Далее, спрашивая себя, что останется от его произведений, он сравнивает себя со старым закупоренным флаконом, забытым среди паутины в каком-нибудь шкафу, в пустом доме. Из открытого шкафа вырывается вместе с затхлостью прошлого слабый запах платьев, кружев, пудрениц, который воскрешает воспоминания о минувшей любви, о былом изяществе; и если случайно откроют липкий и прогоркший флакончик, оттуда вырвется едкий запах английской соли и уксуса четырех разбойников, могучее противоядие современной заразе. Много раз вновь появляется этот интерес к благоуханиям, как тонкое облачко окружающим существа и предметы. У очень немногих поэтов найдем мы эту заботливость; они обычно довольствуются введением в свои стихи света, красок, музыки; но редко случается, чтобы они влили в них эту каплю тонкой эссенции, которой муза Бодлера никогда не упускает случая смочить губку своего флакона или батист платка.
Так как мы заговорили об исключительных вкусах и маленьких маниях поэта, то скажем, что он обожал кошек, подобно ему влюбленных в ароматы и приводимых запахом валерьяны в какую-то экстатическую эпилепсию. Он любил этих очаровательных животных, покойных, таинственных, мягких и кротких, с их электрическими вздрагиваниями, с их любимой позой сфинксов, которые, кажется, передали им свои тайны; они бродят по дому бархатными шагами, как genii loci (гении места), или приходят, садятся на стол около писателя, думают вместе с ним и смотрят на него из глубины своих зрачков с золотистыми крапинками с какой-то разумной нежностью и таинственной проницательностью. Они как бы угадывают мысль, спускающуюся из мозга на кончик пера и, протягивая лапку, хотят поймать ее на лету. Они любят тишину, порядок и спокойствие, и самое удобное место для них — кабинет писателя.
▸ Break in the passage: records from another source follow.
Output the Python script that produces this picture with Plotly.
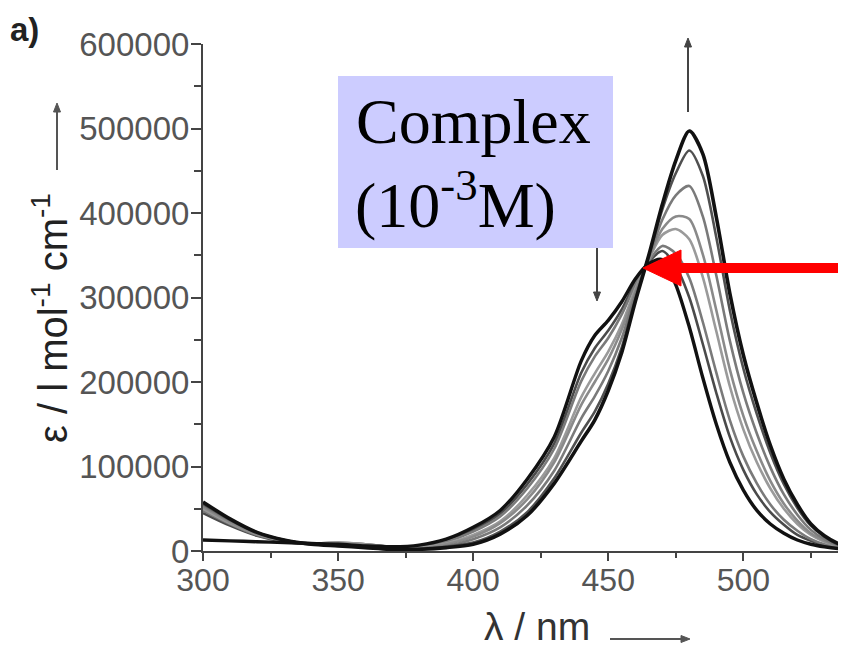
import plotly.graph_objects as go

# wavelength grid (nm)
wavelength = [300, 310, 320, 330, 340, 350, 360, 370, 380, 390,
              400, 410, 420, 430, 440, 445, 450, 455, 460, 465, 470, 475, 480,
              485, 490, 495, 500, 505, 510, 515, 520, 525, 530, 535, 540]

# molar absorption coefficient, l mol-1 cm-1 (first spectrum -> last spectrum)
eps_start = [13000, 12000, 11000, 10000, 9000, 8000, 6000, 5000, 7000, 14000,
             28000, 48000, 85000, 135000, 225000, 255000, 273000, 295000, 322000, 340000, 345000, 315000, 265000,
             205000, 150000, 105000, 72000, 48000, 32000, 21000, 13000, 8000, 5000, 3000, 2000]
eps_step1 = [45000, 30000, 18000, 11000, 8000, 9000, 8000, 5000, 5000, 12000,
             25000, 44000, 79000, 127000, 211000, 240000, 261000, 286000, 318000, 342000, 355000, 337000, 300000,
             245000, 187000, 135000, 96000, 67000, 46000, 31000, 19000, 12000, 7000, 4000, 2000]
eps_step2 = [48000, 32000, 19000, 12000, 9000, 10000, 8000, 5000, 5000, 11000,
             23000, 41000, 74000, 121000, 201000, 230000, 252000, 280000, 315000, 343000, 361000, 352000, 323000,
             271000, 211000, 155000, 112000, 80000, 55000, 37000, 24000, 14000, 8000, 5000, 3000]
eps_step3 = [50000, 33000, 20000, 12000, 9000, 10000, 8000, 4000, 4000, 9000,
             19000, 35000, 66000, 110000, 182000, 210000, 236000, 268000, 310000, 345000, 374000, 381000, 369000,
             324000, 260000, 195000, 144000, 105000, 74000, 50000, 32000, 19000, 11000, 6000, 3000]
eps_step4 = [52000, 34000, 20000, 12000, 8000, 9000, 7000, 4000, 3000, 8000,
             17000, 33000, 61000, 105000, 173000, 200000, 227000, 262000, 307000, 346000, 381000, 396000, 393000,
             351000, 285000, 215000, 160000, 118000, 83000, 56000, 36000, 21000, 12000, 6000, 3000]
eps_step5 = [54000, 36000, 21000, 13000, 8000, 8000, 6000, 3000, 3000, 6000,
             14000, 28000, 54000, 95000, 157000, 183000, 213000, 252000, 303000, 347000, 392000, 421000, 432000,
             396000, 326000, 249000, 187000, 139000, 99000, 67000, 43000, 25000, 14000, 7000, 3000]
eps_step6 = [56000, 37000, 22000, 13000, 8000, 7000, 5000, 3000, 2000, 5000,
             10000, 23000, 46000, 86000, 140000, 165000, 198000, 241000, 298000, 349000, 404000, 447000, 474000,
             444000, 371000, 285000, 216000, 162000, 116000, 79000, 51000, 30000, 17000, 8000, 4000]
eps_end = [58000, 38000, 22000, 13000, 8000, 6000, 4000, 2000, 2000, 4000,
           8000, 20000, 42000, 80000, 130000, 155000, 190000, 235000, 295000, 350000, 410000, 462000, 497000,
           470000, 395000, 305000, 232000, 175000, 125000, 85000, 55000, 32000, 18000, 9000, 4000]

y_ticks = [0, 100000, 200000, 300000, 400000, 500000, 600000]
y_tick_labels = ["0", "100000", "200000", "300000", "400000", "500000", "600000"]
x_ticks = [300, 350, 400, 450, 500]
x_tick_labels = ["300", "350", "400", "450", "500"]

fig = go.Figure()

intermediates = [(eps_step1, "#4a4a4a"), (eps_step2, "#7a7a7a"), (eps_step3, "#9a9a9a"),
                 (eps_step4, "#8a8a8a"), (eps_step5, "#7a7a7a"), (eps_step6, "#505050")]
for ys, col in intermediates:
    fig.add_trace(go.Scatter(x=wavelength, y=ys, mode="lines",
                             line=dict(color=col, width=2.6, shape="spline", smoothing=0.8),
                             showlegend=False, hoverinfo="skip"))
fig.add_trace(go.Scatter(x=wavelength, y=eps_start, mode="lines",
                         line=dict(color="#111111", width=3.4, shape="spline", smoothing=0.8),
                         showlegend=False, hoverinfo="skip"))
fig.add_trace(go.Scatter(x=wavelength, y=eps_end, mode="lines",
                         line=dict(color="#111111", width=3.6, shape="spline", smoothing=0.8),
                         showlegend=False, hoverinfo="skip"))

# page body has an 8px margin: the figure starts at (8, 8) of the window
OFF = 8
W, H = 846 - OFF, 649 - OFF
L, R, T, B = 195, 0, 36, 98
PW, PH = W - L - R, H - T - B


def px(x):  # window pixel x -> paper x
    return (x - OFF - L) / PW


def py(y):  # window pixel y -> paper y
    return (OFF + T + PH - y) / PH


axis_font_y = dict(family="Liberation Sans, Arial, sans-serif", size=33, color="#555555")
axis_font_x = dict(family="Liberation Sans, Arial, sans-serif", size=32, color="#555555")

fig.update_layout(
    width=W, height=H,
    margin=dict(l=L, r=R, t=T, b=B, pad=0),
    paper_bgcolor="white", plot_bgcolor="white",
    xaxis=dict(range=[300, 538], showgrid=False, zeroline=False,
               showline=True, linecolor="#444444", linewidth=2,
               ticks="outside", ticklen=8, tickwidth=2, tickcolor="#444444",
               tickvals=x_ticks, ticktext=x_tick_labels, tickfont=axis_font_x,
               ticklabelstandoff=-8,
               minor=dict(dtick=25, tick0=300, ticks="outside", ticklen=5, tickwidth=2, tickcolor="#444444")),
    yaxis=dict(range=[0, 600000], showgrid=False, zeroline=False,
               showline=True, linecolor="#444444", linewidth=2,
               ticks="outside", ticklen=10, tickwidth=2, tickcolor="#444444",
               tickvals=y_ticks, ticktext=y_tick_labels, tickfont=axis_font_y,
               ticklabelstandoff=-5,
               minor=dict(dtick=50000, tick0=0, ticks="outside", ticklen=7, tickwidth=2, tickcolor="#444444")),
)

shapes = []


def arrow(x0, y0, x1, y1, color, width, head_len, head_half):
    """arrow from (x0,y0) tail to (x1,y1) head, window pixels; axis-aligned"""
    dx = 0 if x1 == x0 else (1 if x1 > x0 else -1)
    dy = 0 if y1 == y0 else (1 if y1 > y0 else -1)
    bx, by = x1 - dx * head_len, y1 - dy * head_len
    shapes.append(dict(type="line", xref="paper", yref="paper",
                       x0=px(x0), y0=py(y0), x1=px(bx + dx * 1), y1=py(by + dy * 1),
                       line=dict(color=color, width=width), layer="above"))
    if dx != 0:
        p1 = (bx, by - head_half)
        p2 = (bx, by + head_half)
    else:
        p1 = (bx - head_half, by)
        p2 = (bx + head_half, by)
    shapes.append(dict(type="path", xref="paper", yref="paper",
                       path=f"M {px(x1)},{py(y1)} L {px(p1[0])},{py(p1[1])} L {px(p2[0])},{py(p2[1])} Z",
                       fillcolor=color, line=dict(color=color, width=1), layer="above"))


# lavender label box
shapes.append(dict(type="rect", xref="paper", yref="paper",
                   x0=px(338), x1=px(613), y0=py(248), y1=py(76),
                   fillcolor="#ccccff", line=dict(width=0), layer="above"))
# red arrow pointing at the isosbestic point
arrow(846, 268, 643, 268, "#ff0000", 10, 38, 18)
# trend arrows
arrow(688, 112, 688, 38, "#444444", 2, 9, 3.5)
arrow(597, 248, 597, 301, "#444444", 2, 9, 3.5)
# axis-title arrows
arrow(57, 170, 57, 103, "#555555", 2, 9, 3.5)
arrow(610, 639, 690, 639, "#555555", 2, 9, 3.5)
fig.update_layout(shapes=shapes)

ann = []
ann.append(dict(xref="paper", yref="paper", x=px(354), y=py(121), xanchor="left", yanchor="middle",
                text="Complex", showarrow=False, align="left",
                font=dict(family="Liberation Serif, Times New Roman, serif", size=64, color="black")))
ann.append(dict(xref="paper", yref="paper", x=px(353), y=py(200), xanchor="left", yanchor="middle",
                text="(10<sup>-3</sup>M)", showarrow=False, align="left",
                font=dict(family="Liberation Serif, Times New Roman, serif", size=64, color="black")))
# panel label
ann.append(dict(xref="paper", yref="paper", x=px(8), y=py(29), xanchor="left", yanchor="middle",
                text="<b>a)</b>", showarrow=False,
                font=dict(family="Liberation Sans, Arial, sans-serif", size=33, color="#222222")))
# axis titles
ann.append(dict(xref="paper", yref="paper", x=px(50), y=py(318), xanchor="center", yanchor="middle",
                text="ε / l mol<sup>-1</sup> cm<sup>-1</sup>", textangle=-90, showarrow=False,
                font=dict(family="Liberation Sans, Arial, sans-serif", size=40, color="#222222")))
ann.append(dict(xref="paper", yref="paper", x=px(537), y=py(627), xanchor="center", yanchor="middle",
                text="λ / nm", showarrow=False,
                font=dict(family="Liberation Sans, Arial, sans-serif", size=39, color="#333333")))
fig.update_layout(annotations=ann)

fig.write_html("out.html")
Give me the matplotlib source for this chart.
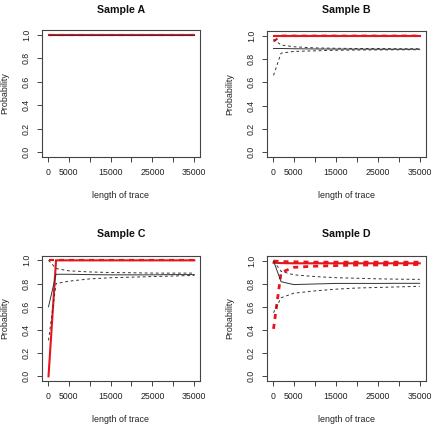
import matplotlib
matplotlib.use("Agg")
import matplotlib.pyplot as plt

plt.rcParams['font.family'] = ['Liberation Sans', 'DejaVu Sans']
plt.rcParams['lines.scale_dashes'] = False

W, H = 434, 424

x = [200, 2000, 5000, 10000, 15000, 20000, 25000, 30000, 35000]
x_ticks = [0, 5000, 10000, 15000, 20000, 25000, 30000, 35000]
x_tick_labels = ['0', '5000', '', '15000', '', '25000', '', '35000']
y_ticks = [0.0, 0.2, 0.4, 0.6, 0.8, 1.0]
y_tick_labels = ['0.0', '0.2', '0.4', '0.6', '0.8', '1.0']

titles = ['Sample A', 'Sample B', 'Sample C', 'Sample D']

# Sample A
a_est = [1.0] * 9
a_lo = [1.0] * 9
a_hi = [1.0] * 9
a_red = [1.0] * 9
a_red_lo = [1.0] * 9
a_red_hi = [1.0] * 9

# Sample B
b_est = [0.89, 0.89, 0.888, 0.886, 0.885, 0.885, 0.884, 0.884, 0.884]
b_lo = [0.66, 0.85, 0.865, 0.87, 0.875, 0.877, 0.878, 0.879, 0.88]
b_hi = [0.97, 0.92, 0.905, 0.895, 0.892, 0.89, 0.89, 0.888, 0.888]
b_red = [1.0] * 9
b_red_lo = [0.95, 1.0, 1.0, 1.0, 1.0, 1.0, 1.0, 1.0, 1.0]
b_red_hi = [1.0] * 9

# Sample C
c_est = [0.6, 0.88, 0.88, 0.877, 0.875, 0.875, 0.875, 0.877, 0.877]
c_lo = [0.31, 0.80, 0.82, 0.84, 0.85, 0.855, 0.86, 0.865, 0.87]
c_hi = [1.0, 0.93, 0.91, 0.90, 0.895, 0.893, 0.89, 0.89, 0.89]
c_red = [0.0, 1.0, 1.0, 1.0, 1.0, 1.0, 1.0, 1.0, 1.0]
c_red_lo = [1.0] * 9
c_red_hi = [1.0] * 9

# Sample D
d_est = [1.0, 0.82, 0.795, 0.80, 0.805, 0.805, 0.805, 0.806, 0.806]
d_lo = [0.55, 0.68, 0.72, 0.74, 0.755, 0.765, 0.77, 0.775, 0.78]
d_hi = [1.0, 0.91, 0.88, 0.865, 0.855, 0.85, 0.845, 0.842, 0.84]
d_red = [0.985, 0.982, 0.98, 0.98, 0.98, 0.98, 0.98, 0.98, 0.98]
d_red_lo = [0.41, 0.90, 0.945, 0.955, 0.96, 0.965, 0.965, 0.968, 0.97]
d_red_hi = [1.0, 0.995, 0.993, 0.99, 0.99, 0.99, 0.99, 0.99, 0.99]

series = [
    (a_est, a_lo, a_hi, a_red, a_red_lo, a_red_hi),
    (b_est, b_lo, b_hi, b_red, b_red_lo, b_red_hi),
    (c_est, c_lo, c_hi, c_red, c_red_lo, c_red_hi),
    (d_est, d_lo, d_hi, d_red, d_red_lo, d_red_hi),
]

# axes boxes in pixels: left, right, top, bottom
boxes = [
    (41.8, 200.2, 30.3, 156.7),
    (266.8, 425.6, 31.0, 157.0),
    (41.8, 200.2, 255.7, 381.0),
    (266.8, 425.6, 256.4, 380.6),
]
title_y = [10, 10, 234, 234]
xlabel_y = [195, 195, 419, 419]

fig = plt.figure(figsize=(W / 100, H / 100), dpi=100)
fig.patch.set_facecolor('white')

txt_col = '#222222'
for i, (l, r, t, b) in enumerate(boxes):
    ax = fig.add_axes([l / W, 1 - b / H, (r - l) / W, (b - t) / H])
    est, lo, hi, red, red_lo, red_hi = series[i]
    red_lw = 2.0 if i == 3 else 1.5
    ax.plot(x, red, color='#e8141b', lw=1.5, solid_joinstyle='miter')
    ax.plot(x, red_lo, color='#e8141b', lw=red_lw, dashes=(3.6, 3.6))
    ax.plot(x, red_hi, color='#e8141b', lw=red_lw, dashes=(3.6, 3.6))
    ax.plot(x, est, color='#333333', lw=0.7)
    ax.plot(x, lo, color='#333333', lw=0.7, dashes=(2.0, 2.0))
    ax.plot(x, hi, color='#333333', lw=0.7, dashes=(2.0, 2.0))

    ax.set_xlim(-1400, 36400)
    ax.set_ylim(-0.04, 1.04)
    ax.set_xticks(x_ticks)
    ax.set_xticklabels(x_tick_labels)
    ax.set_yticks(y_ticks)
    ax.set_yticklabels(y_tick_labels, rotation=90, va='center')
    ax.tick_params(axis='both', length=3.6, width=0.7, color='#444444',
                   labelsize=6.3, labelcolor=txt_col, pad=4.3)
    for s in ax.spines.values():
        s.set_color('#444444')
        s.set_linewidth(0.8)

    cx = (l + r) / 2
    fig.text(cx / W, 1 - title_y[i] / H, titles[i], ha='center', va='center',
             fontsize=7.7, fontweight='bold', color='#111111')
    fig.text(cx / W, 1 - xlabel_y[i] / H, 'length of trace', ha='center',
             va='center', fontsize=6.4, color=txt_col)
    fig.text((l - 37) / W, 1 - ((t + b) / 2) / H, 'Probability', ha='center',
             va='center', rotation=90, fontsize=6.4, color=txt_col)

fig.savefig('out.png', dpi=100, facecolor='white')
Они с удивительным терпением ждут, чтобы он окончил свою работу, и все время испускают гортанное и ритмичное мурлыканье, точно аккомпанемент его работы. Иногда они приглаживают языком какое-нибудь взъерошенное местечко своего меха, потому что они опрятны, чистоплотны, кокетливы и не терпят никакого беспорядка в своем туалете, но все это они делают так скромно и спокойно, как будто опасаются развлечь его или помешать ему.
Ласки их нежны, деликатны, молчаливы, женственны и не имеют ничего общего с шумной и грубой резкостью, свойственной собакам, которым между тем выпала на долю вся симпатия толпы.